Ex-India pellet prices lost around $3/mt to the range of $122-127/mt CFR China but bids received were heard at $110-115/mt CFR and the wide bid-offer disparity prevented any deals.
The bearish mood among buyers was reflected in failure by a southern India based pellet producer to successfully close an export tender for 50,000 mt last week, as bids received were considered too low and the tender was subsequently cancelled.
Similarly, an Odisha based pellet producer pulled an offer for 40,000 mt after bids received were not acceptable.
“Export trade has almost come to a halt over the past several weeks. In fact, no significant deals have been heard since business resumed after Lunar holidays in China.
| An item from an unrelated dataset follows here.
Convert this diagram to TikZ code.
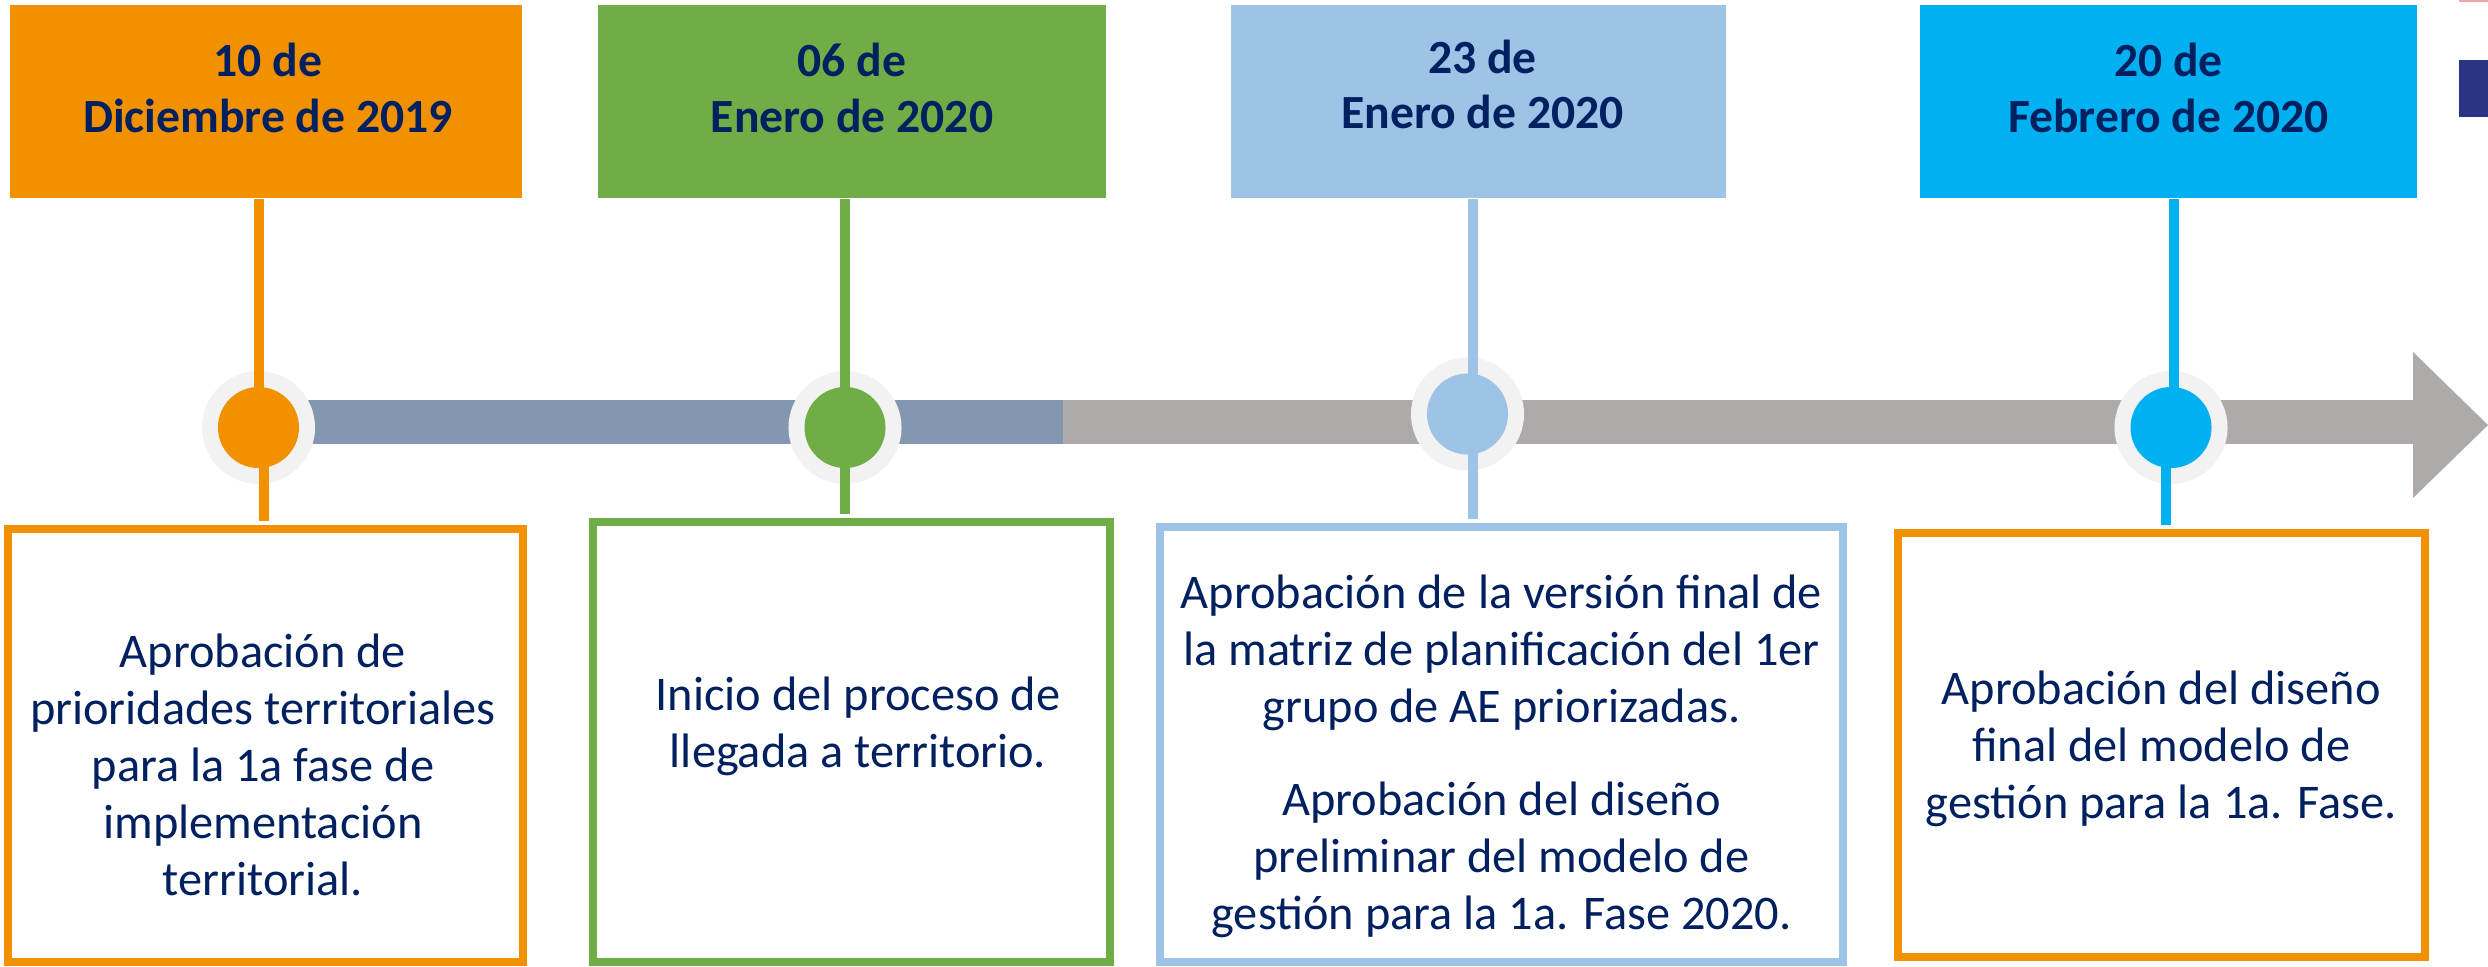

Many pellet producers are reporting cuts in plant output by 10-15 percent or planning maintenance shutdown, as there are large inventories available to cater to domestic demand,” a member of Pellet Manufacturers’ Association of India (PMAI) said.
“There is no restocking from China even as we hear that port stocks are down. Mills are shifting to lower priced fines to reduce cost of production. Hence we are seeing a fundamental decline in demand of pellets and trend expected to sustain for now,” he said.
Another official with an Odisha based pellet plant said that domestic pellet price was down by around INR 200/mt ($2/mt) but even after the decline, domestic realization was INR 750/mt ($9/mt) higher compared to realizations from exports and hence selling overseas in current conditions was actually discouraged.